Exercise task - Output the line that holds "What React, TypeScript", the line that holds "const blue = '#4472C4';", and every line between them, exactly, but none of the pictures.

Data provided -
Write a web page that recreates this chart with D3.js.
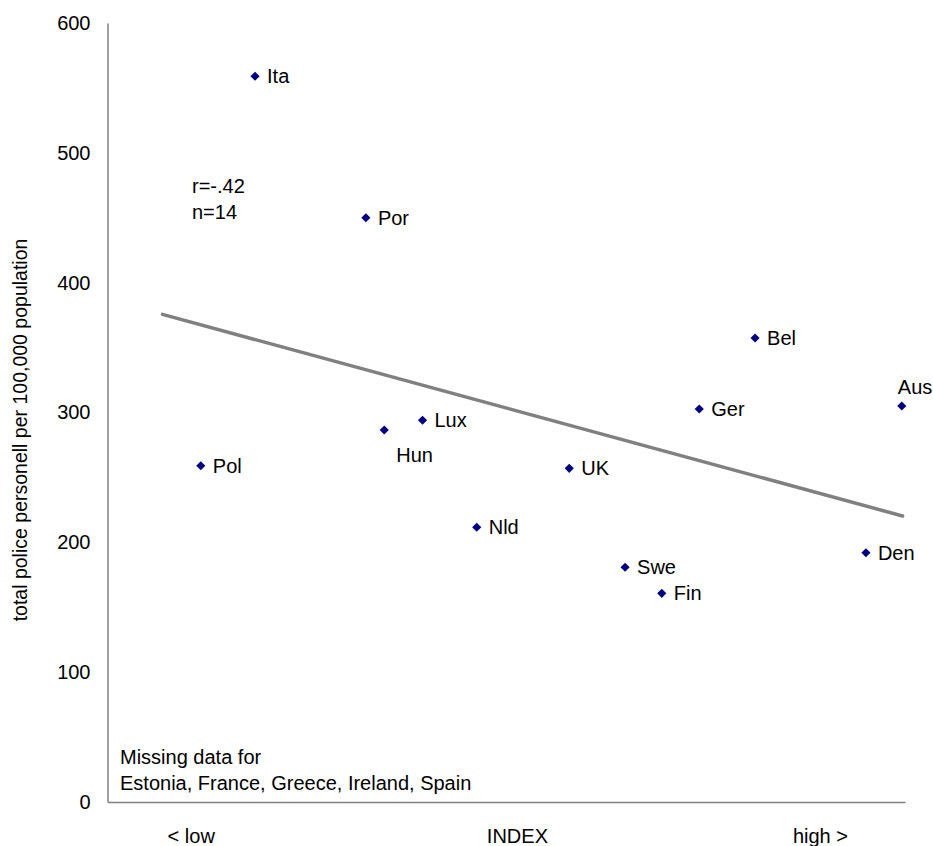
<!DOCTYPE html>
<html><head><meta charset="utf-8">
<script src="https://cdn.jsdelivr.net/npm/d3@7"></script>
<style>
body{margin:0;background:#fff;}
text{font-family:Arial,"Liberation Sans",sans-serif;fill:#000;}
</style></head>
<body>
<svg id="c" width="933" height="846"></svg>
<script>
const countries = ["Ita","Por","Pol","Hun","Lux","Nld","UK","Swe","Fin","Ger","Bel","Den","Aus"];
const indexValues = [1.85,3.24,1.17,3.47,3.95,4.63,5.79,6.49,6.95,7.42,8.12,9.51,9.96];
const policeValues = [559,450,259,286.5,294,211.6,257,180.8,160.7,302.7,357.4,192,305];
const labelPos = ["right","right","right","below","right","right","right","right","right","right","right","right","above"];
const yTicks = [0,100,200,300,400,500,600];
const trendX = [0.69,9.97];
const trendY = [375.6,220.3];
const xCategoryLabels = ["< low","INDEX","high >"];
const xCategoryPos = [1.05,5.14,8.94];
const statsText = ["r=-.42","n=14"];
const noteText = ["Missing data for","Estonia, France, Greece, Ireland, Spain"];

const svg = d3.select("#c");
const x = d3.scaleLinear().domain([0,10]).range([107.5,905]);
const y = d3.scaleLinear().domain([0,600]).range([802,23]);
const FS = 20;

// axes
const yAxis = d3.axisLeft(y).tickValues(yTicks).tickSize(0).tickPadding(17);
const gy = svg.append("g").attr("transform","translate(107.5,0)").call(yAxis);
gy.select(".domain").attr("stroke","#808080").attr("stroke-width",1.5);
gy.selectAll("text").attr("font-size",FS).attr("font-family","Arial,'Liberation Sans',sans-serif").attr("fill","#000");

const xAxis = d3.axisBottom(x).tickValues([]).tickSize(0);
const gx = svg.append("g").attr("transform","translate(0,802)").call(xAxis);
gx.select(".domain").attr("stroke","#808080").attr("stroke-width",1.5);

// y title
svg.append("text").attr("transform","translate(27,430) rotate(-90)")
  .attr("text-anchor","middle").attr("font-size",19.5)
  .text("total police personell per 100,000 population");

// trend line
svg.append("line")
  .attr("x1",x(trendX[0])).attr("y1",y(trendY[0]))
  .attr("x2",x(trendX[1])).attr("y2",y(trendY[1]))
  .attr("stroke","#808080").attr("stroke-width",3.5).attr("stroke-linecap","round");

// points
const data = countries.map((c,i)=>({c, xv:indexValues[i], yv:policeValues[i], pos:labelPos[i]}));
svg.append("g").selectAll("path").data(data).join("path")
  .attr("d",d3.symbol().type(d3.symbolSquare).size(42))
  .attr("transform",d=>`translate(${x(d.xv)},${y(d.yv)}) rotate(45)`)
  .attr("fill","#000080");

svg.append("g").selectAll("text").data(data).join("text")
  .attr("x",d=> d.pos==="above" ? x(d.xv)-4 : x(d.xv)+12)
  .attr("y",d=> d.pos==="right" ? y(d.yv)+7 : d.pos==="below" ? y(d.yv)+32 : y(d.yv)-12)
  .attr("font-size",FS)
  .text(d=>d.c);

// stats
svg.append("g").selectAll("text").data(statsText).join("text")
  .attr("x",192).attr("y",(d,i)=>193+i*26).attr("font-size",FS).text(d=>d);

// note
svg.append("g").selectAll("text").data(noteText).join("text")
  .attr("x",120).attr("y",(d,i)=>764+i*26).attr("font-size",FS).text(d=>d);

// category labels
svg.append("g").selectAll("text").data(xCategoryLabels).join("text")
  .attr("x",(d,i)=>x(xCategoryPos[i])).attr("y",843)
  .attr("text-anchor","middle").attr("font-size",FS)
  .text(d=>d);
</script>
</body></html>
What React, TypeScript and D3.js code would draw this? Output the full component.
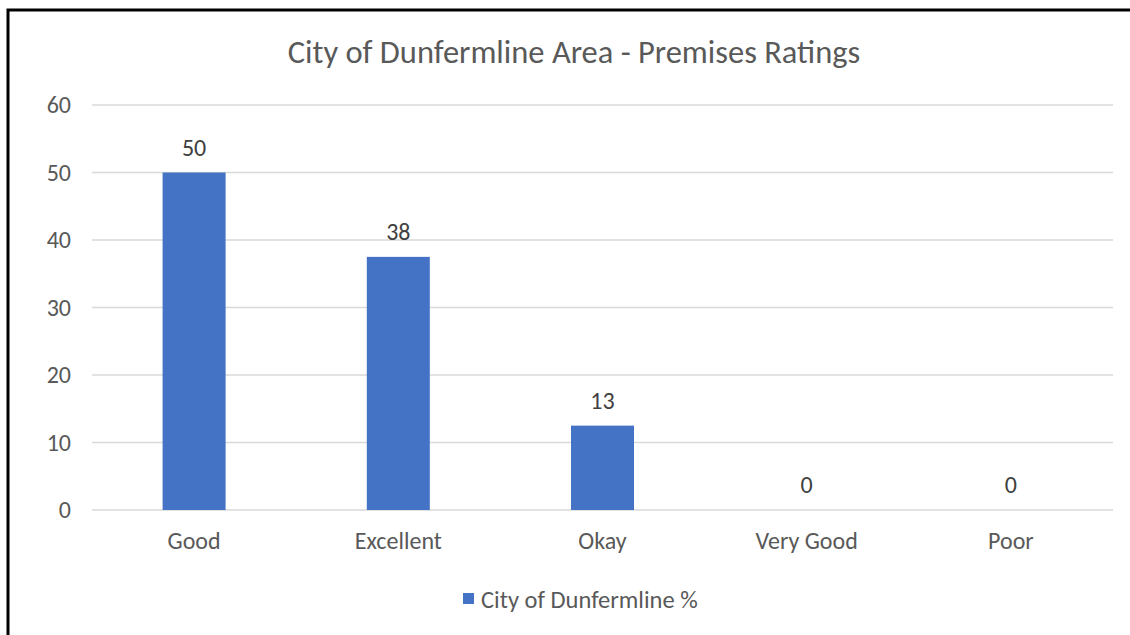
import * as d3 from 'd3';
import {useEffect, useRef} from 'react';

const categories = ['Good', 'Excellent', 'Okay', 'Very Good', 'Poor'];
const values = [50, 37.5, 12.5, 0, 0];
const yTicks = [0, 10, 20, 30, 40, 50, 60];
const seriesName = 'City of Dunfermline %';
const title = 'City of Dunfermline Area - Premises Ratings';

export default function App() {
  const ref = useRef<SVGSVGElement>(null);

  useEffect(() => {
    const svg = d3.select(ref.current);
    svg.selectAll('*').remove();
    const W = 1130, H = 635;
    const font = 'Carlito, Calibri, "Open Sans", sans-serif';
    const grey = '#595959';
    const blue = '#4472C4';

    svg.append('rect').attr('width', W).attr('height', H).attr('fill', '#fff');
    // outer frame (right/bottom edges sit off-canvas)
    svg.append('rect')
      .attr('x', 8).attr('y', 10).attr('width', W + 20).attr('height', H + 20)
      .attr('fill', 'none').attr('stroke', '#000').attr('stroke-width', 3);

    const x = d3.scaleBand().domain(categories).range([92, 1113]);
    const y = d3.scaleLinear().domain([0, 60]).range([510, 105]);
    const barW = 63;

    svg.append('text')
      .attr('x', 574).attr('y', 63)
      .attr('text-anchor', 'middle')
      .attr('font-family', font).attr('font-size', 32.5)
      .attr('fill', grey)
      .text(title);

    svg.append('g').selectAll('line')
      .data(yTicks).enter().append('line')
      .attr('x1', 92).attr('x2', 1113)
      .attr('y1', d => y(d)).attr('y2', d => y(d))
      .attr('stroke', '#d9d9d9').attr('stroke-width', 1.5);

    svg.append('g').selectAll('text')
      .data(yTicks).enter().append('text')
      .attr('x', 71).attr('y', d => y(d))
      .attr('dy', '0.35em')
      .attr('text-anchor', 'end')
      .attr('font-family', font).attr('font-size', 24)
      .attr('fill', grey)
      .text(d => d);

    const data = categories.map((c, i) => ({c, v: values[i]}));

    svg.append('g').selectAll('rect')
      .data(data).enter().append('rect')
      .attr('x', d => x(d.c)! + x.bandwidth() / 2 - barW / 2)
      .attr('y', d => y(d.v))
      .attr('width', barW)
      .attr('height', d => y(0) - y(d.v))
      .attr('fill', blue);

    svg.append('g').selectAll('text')
      .data(data).enter().append('text')
      .attr('x', d => x(d.c)! + x.bandwidth() / 2)
      .attr('y', d => y(d.v) - 17)
      .attr('text-anchor', 'middle')
      .attr('font-family', font).attr('font-size', 24)
      .attr('fill', '#404040')
      .text(d => d3.format('.0f')(d.v));

    svg.append('g').selectAll('text')
      .data(categories).enter().append('text')
      .attr('x', d => x(d)! + x.bandwidth() / 2)
      .attr('y', 549)
      .attr('text-anchor', 'middle')
      .attr('font-family', font).attr('font-size', 24)
      .attr('fill', grey)
      .text(d => d);

    const lg = svg.append('g');
    lg.append('rect').attr('x', 463).attr('y', 593).attr('width', 11).attr('height', 11).attr('fill', blue);
    lg.append('text')
      .attr('x', 481).attr('y', 608)
      .attr('font-family', font).attr('font-size', 24.5)
      .attr('fill', grey)
      .text(seriesName);
  }, []);

  return <svg ref={ref} width={1130} height={635} style={{position: 'absolute', left: 0, top: 0}} />;
}
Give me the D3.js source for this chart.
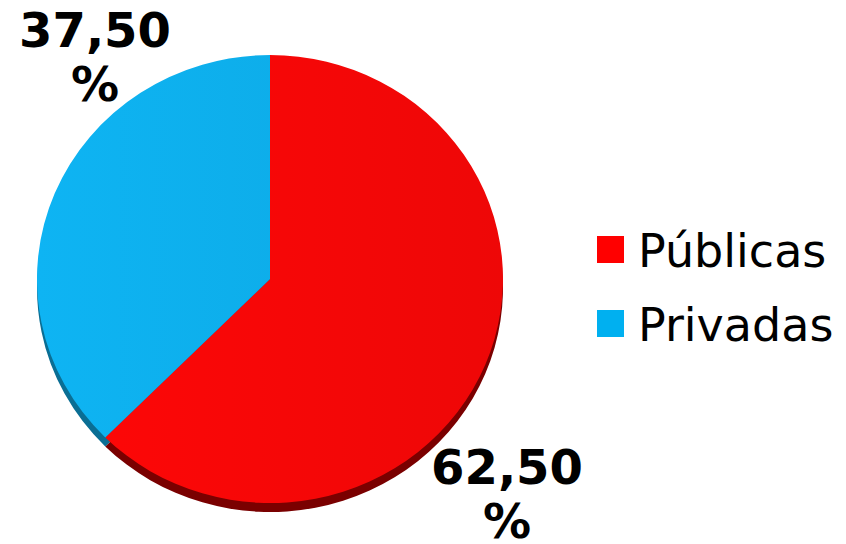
<!DOCTYPE html>
<html>
<head>
<meta charset="utf-8">
<script src="https://cdn.jsdelivr.net/npm/d3@7"></script>
<style>
    body { margin: 0; background: #fff; }
    svg { display: block; }
</style>
</head>
<body>
<div id="chart"></div>
<script>
// Data
const categories = ['Públicas', 'Privadas'];
const values = [62.5, 37.5];
const valueLabels = ['62,50', '37,50'];

// Colours
const topColors = ['#F20707', '#0DABE6'];
const sideColors = ['#7A0000', '#0A6E94'];
const legendColors = ['#FF0000', '#00B0F0'];

const width = 846;
const height = 544;

const svg = d3.select('#chart')
    .append('svg')
    .attr('width', width)
    .attr('height', height);

// Pie geometry (slightly flattened, tilted look)
const cx = 270, cy = 279;
const rx = 233, ry = 224;
const depth = 9;

const pie = d3.pie().sort(null).value(d => d);
const arcs = pie(values);
const arc = d3.arc().innerRadius(0).outerRadius(rx);

const defs = svg.append('defs');
topColors.forEach((c, i) => {
    const g = defs.append('linearGradient')
        .attr('id', `grad-${i}`)
        .attr('gradientUnits', 'userSpaceOnUse')
        .attr('x1', -rx).attr('y1', 0)
        .attr('x2', rx).attr('y2', 0);
    g.append('stop').attr('offset', '0%').attr('stop-color', d3.color(c).brighter(0.15));
    g.append('stop').attr('offset', '100%').attr('stop-color', d3.color(c).darker(0.05));
});

// Side (depth) layer
svg.append('g')
    .attr('transform', `translate(${cx},${cy + depth}) scale(1,${ry / rx})`)
    .selectAll('path')
    .data(arcs)
    .join('path')
    .attr('d', arc)
    .attr('fill', (d, i) => sideColors[i]);

// Top face
svg.append('g')
    .attr('transform', `translate(${cx},${cy}) scale(1,${ry / rx})`)
    .selectAll('path')
    .data(arcs)
    .join('path')
    .attr('d', arc)
    .attr('fill', (d, i) => `url(#grad-${i})`);

// Data labels (best-fit positions outside the pie)
const labelPos = [
    { x: 507, y: 484 },
    { x: 95, y: 47 }
];
const labels = svg.append('g')
    .attr('font-family', '"DejaVu Sans", Verdana, sans-serif')
    .attr('font-weight', 'bold')
    .attr('font-size', 48)
    .attr('fill', '#000')
    .attr('text-anchor', 'middle');

valueLabels.forEach((t, i) => {
    const txt = labels.append('text')
        .attr('x', labelPos[i].x)
        .attr('y', labelPos[i].y);
    txt.append('tspan').attr('x', labelPos[i].x).text(t);
    txt.append('tspan').attr('x', labelPos[i].x).attr('dy', 54).text('%');
});

// Legend
const legend = svg.append('g')
    .attr('transform', 'translate(597,236)');

const item = legend.selectAll('g')
    .data(categories)
    .join('g')
    .attr('transform', (d, i) => `translate(0,${i * 74})`);

item.append('rect')
    .attr('width', 27)
    .attr('height', 27)
    .attr('fill', (d, i) => legendColors[i]);

item.append('text')
    .attr('x', 41)
    .attr('y', 31)
    .attr('font-family', '"DejaVu Sans", Verdana, sans-serif')
    .attr('font-size', 46)
    .attr('fill', '#000')
    .text(d => d);
</script>
</body>
</html>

Solution for this task -
What React, TypeScript and D3.js code would draw this? Output the full component.
import * as d3 from 'd3';
import {useEffect, useRef} from 'react';

const categories = ['Good', 'Excellent', 'Okay', 'Very Good', 'Poor'];
const values = [50, 37.5, 12.5, 0, 0];
const yTicks = [0, 10, 20, 30, 40, 50, 60];
const seriesName = 'City of Dunfermline %';
const title = 'City of Dunfermline Area - Premises Ratings';

export default function App() {
  const ref = useRef<SVGSVGElement>(null);

  useEffect(() => {
    const svg = d3.select(ref.current);
    svg.selectAll('*').remove();
    const W = 1130, H = 635;
    const font = 'Carlito, Calibri, "Open Sans", sans-serif';
    const grey = '#595959';
    const blue = '#4472C4';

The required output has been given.